Clarify and set objectives

Entering the new year without a clear plan can seem like an endless plan of open space – having clear goals and objectives, and plans to achieve them, gives you and your team a route to align.

Consider not just where you want the business to be, but also personal and professional goals for you and your team, such as adding new skills, planning for career progression, or even more subtle work-life balance goals.

This can be a valuable period to take the time to sit down with your team one on one to look at the year ahead and help provide a sense of agency and purpose to their work, as well as ensuring that their goals and that of your company are still aligned.


Focus on relationships

Social connections are vital for mental health, especially during the winter months when people may feel more inclined to isolate themselves.

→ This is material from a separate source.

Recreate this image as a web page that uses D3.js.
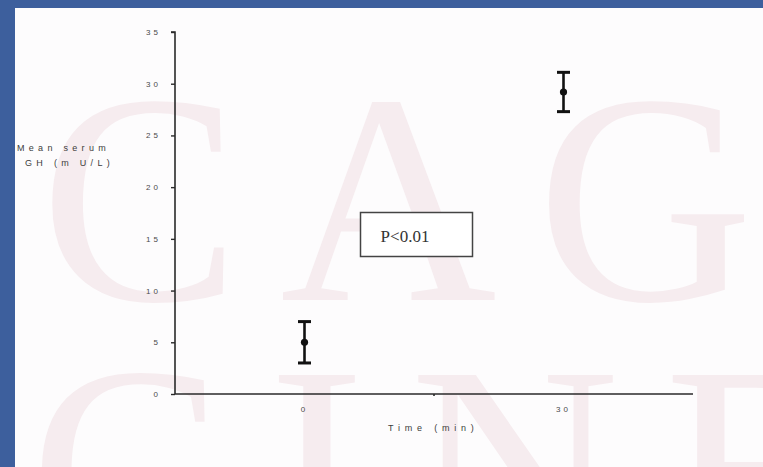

Create opportunities for team bonding and social interaction, whether through virtual coffee breaks, team-building activities, or simply encouraging employees to connect with each other regularly. Where possible, it can be helpful to bring the company together, remote, office and hybrid combined, to reconnect stakeholders and reinforce collaboration.


Manage your expectations

Finally, given the environment and mood of this time of year, expectations should be reasonable and appropriate, from yourself and others. While it can be tempting to charge into the new year, guns blazing, it may be helpful to you and your team to plan more realistically.

Now is a time to plan, recharge and connect – this is rarely the time of year that brings big business wins, as other companies and customers are likely going through the same thing as you.

If you check in, listen and work with your team to set foundations for the year ahead, you’ll be ready to embrace opportunities when they arise with a strong team and clear plan.